I think I read just-ok for a first time. My best friend & my parents were listening to Chorlton FM, online in Coventry (a. Surreal, b. Ain’t technology wonderful?) My friend, bless her, said she felt like she was there with me. 
In two hours the twelve shortlistees and the five judges read, as well as special guest Nik Perring. He read ‘The Mechanical Woman’ and ‘The Two Old Women Birdwatching in my Garden’ from the surely ironically titled. Not So Perfect. There was an interval with time for everyone to play their part in what I thought was consequences but they called it 'exquisite corpses'. Showing my age there, probably. Everyone was really friendly and there was a nice atmosphere. I talked to some people I'd already met on twitter; shortlistees and judges. I got asked to join Chorlton writer's group twice but it's too far to travel. Shame …
            Then it was time for the finalé. When one of the judges referred to the third prize winner and the line about the Chinese wedged between the block of flats and the bungalow I knew straight away that was mine and actually felt relief that I'd got a place so didn't have to sit through the announcements of second and first with hope still springing, as it always seems to do, despite thinking your story is rubbish.
 After hearing the standard of writing I had thought I had no chance with my silly little story. There was lots of good original stuff. They were all so different – just like people. Don’t know why that always surprises me. I particularly liked Lynsey May’s ‘Milk and Honey’ and Matthew Hull’s ‘Citric’.
            The Dryer Monkey was praised for being 'funny, sweet and sinister', 'simple but effective story telling' and for 'slight unusualness.' Taking the prize picture and holding it up and everyone clapping was really weird. I doubt I need to get used to such things. Yes, very soon I will be found out.
 I’ve since heard a recording of the reading and was shocked at how it sounds like someone else completely and at how strong my Midlands accent is. (For years I thought that people from Coventry were the only ones in the country without an accent until my Grandmother told me I had as much of an accent as my Oldham cousins) The prize artwork is now on my living room wall. By Billy Mathers, it’s a bit creepy but then so is the story so I can’t complain … its definitely growing on me.

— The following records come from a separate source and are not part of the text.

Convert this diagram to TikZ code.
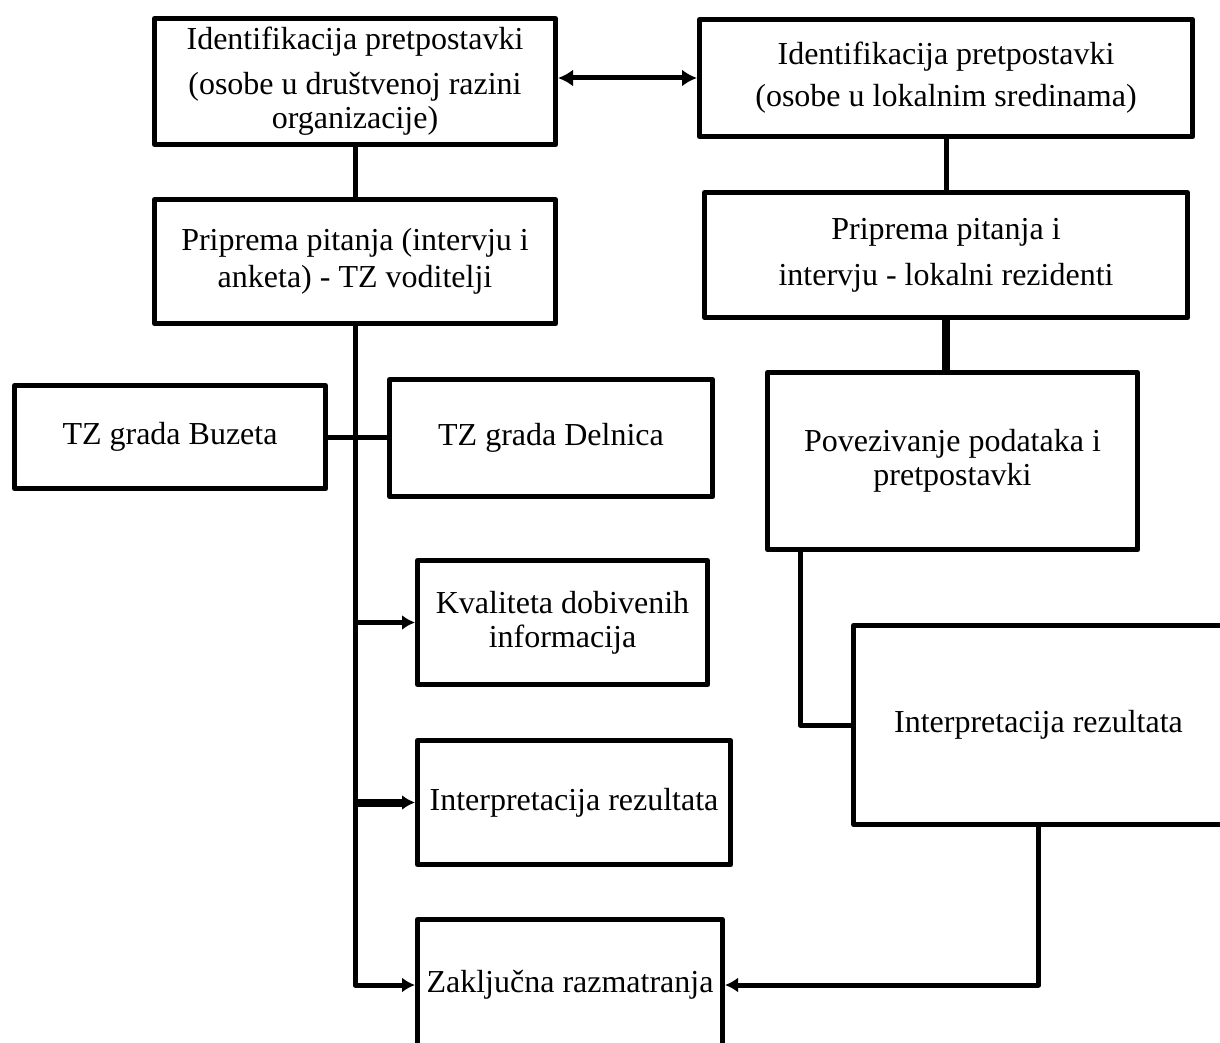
\documentclass[tikz,border=0pt]{standalone}
\usepackage{fontspec}
\setmainfont{Liberation Serif}
\usetikzlibrary{arrows.meta,shadows}
\begin{document}
\begin{tikzpicture}[x=.5pt,y=-.5pt,line join=round,
  okvir/.style={draw,line width=2.5pt,fill=white,align=center,inner sep=0pt,
    font=\fontsize{16}{17}\selectfont,
    drop shadow={shadow xshift=1pt,shadow yshift=-1.2pt,opacity=.25}},
  veza/.style={line width=2.5pt},
  strelica/.style={veza,-{Latex[length=6.5pt,width=7.5pt]}}]
  \useasboundingbox (0,0) rectangle (1220,1043);
  \clip (0,0) rectangle (1220,1043);
  \node[okvir,minimum width=200.5pt,minimum height=63pt] (idDrustvo) at (355,81.5)
    {Identifikacija pretpostavki\\[5.5pt](osobe u društvenoj razini\\organizacije)};
  \node[okvir,minimum width=246.5pt,minimum height=58.5pt] (idLokal) at (946,78)
    {Identifikacija pretpostavki\\[4pt](osobe u lokalnim sredinama)};
  \node[okvir,minimum width=200.5pt,minimum height=62pt] (pitTZ) at (355,261.5)
    {Priprema pitanja (intervju i\\[1.5pt]anketa) - TZ voditelji};
  \node[okvir,minimum width=241.5pt,minimum height=62.5pt] (pitRez) at (946,255)
    {Priprema pitanja i\\[6pt]intervju - lokalni rezidenti};
  \node[okvir,minimum width=155.5pt,minimum height=51.5pt] (buzet) at (170,437) {TZ grada Buzeta};
  \node[okvir,minimum width=161.5pt,minimum height=58.5pt] (delnice) at (551,438) {TZ grada Delnica};
  \node[okvir,minimum width=185pt,minimum height=88.5pt] (povez) at (952.5,461)
    {Povezivanje podataka i\\pretpostavki};
  \node[okvir,minimum width=145pt,minimum height=62pt] (kval) at (562.5,622.5)
    {Kvaliteta dobivenih\\informacija};
  \node[okvir,minimum width=185pt,minimum height=99.5pt] (interpDesno) at (1038.5,725)
    {Interpretacija rezultata};
  \node[okvir,minimum width=156.5pt,minimum height=62pt] (interpLijevo) at (574,802.5)
    {Interpretacija rezultata};
  \node[okvir,minimum width=152.5pt,minimum height=65.5pt] (zakljucak) at (570,985)
    {Zaključna razmatranja};
  \draw[veza,{Latex[length=7.5pt,width=8.5pt]}-{Latex[length=7.5pt,width=8.5pt]}]
    (idDrustvo.east |- idLokal.west) -- (idLokal.west);
  \draw[veza] (idDrustvo.south) -- (pitTZ.north);
  \draw[veza] (idLokal.south) -- (pitRez.north);
  \draw[line width=4pt] (pitRez.south) -- (pitRez.south |- povez.north);
  \draw[strelica] (pitTZ.south) |- (zakljucak.west);
  \draw[veza] (buzet.east) -- (buzet.east -| delnice.west);
  \draw[strelica] (pitTZ.south |- kval.west) -- (kval.west);
  \draw[strelica,line width=4pt] (pitTZ.south |- interpLijevo.west) -- (interpLijevo.west);
  \draw[veza] (povez.south west) ++(35,0) |- (interpDesno.west);
  \draw[strelica] (interpDesno.south) |- (zakljucak.east);
\end{tikzpicture}
\end{document}
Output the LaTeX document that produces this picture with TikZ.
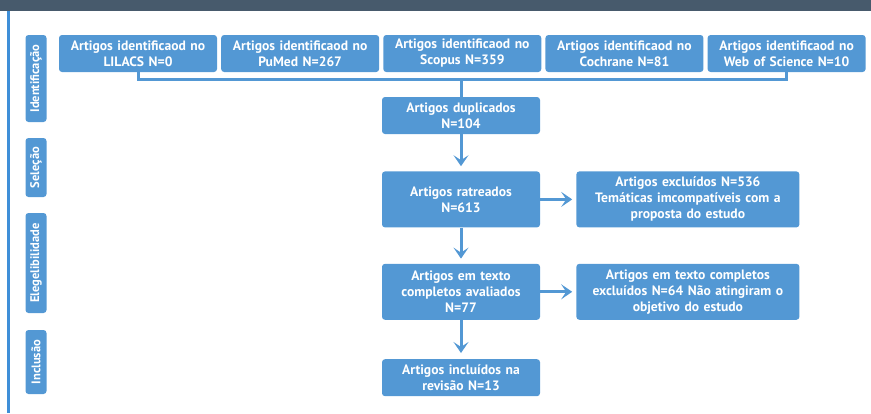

  1. Congrats Sal. Well deserved.

    Please feel free to write for 330 Words one day - my fiction site. Be great to see your name on there!


  2. I loved your story!! I've read it several times over in the myebook format too. Lots in there I missed the first time - as is always the way with hearing anyone read things out just once. I was slightly fazed by the massive leap onto stage too! Especially wearing heels!! You looked great up there. Awesome!

  3. You did a grand job, and it will only get easier - especially when the step is smaller! Thanks for gving my story a wee shout out, it was lovely to meet you and am looking forwadr to checking out more of your stuff.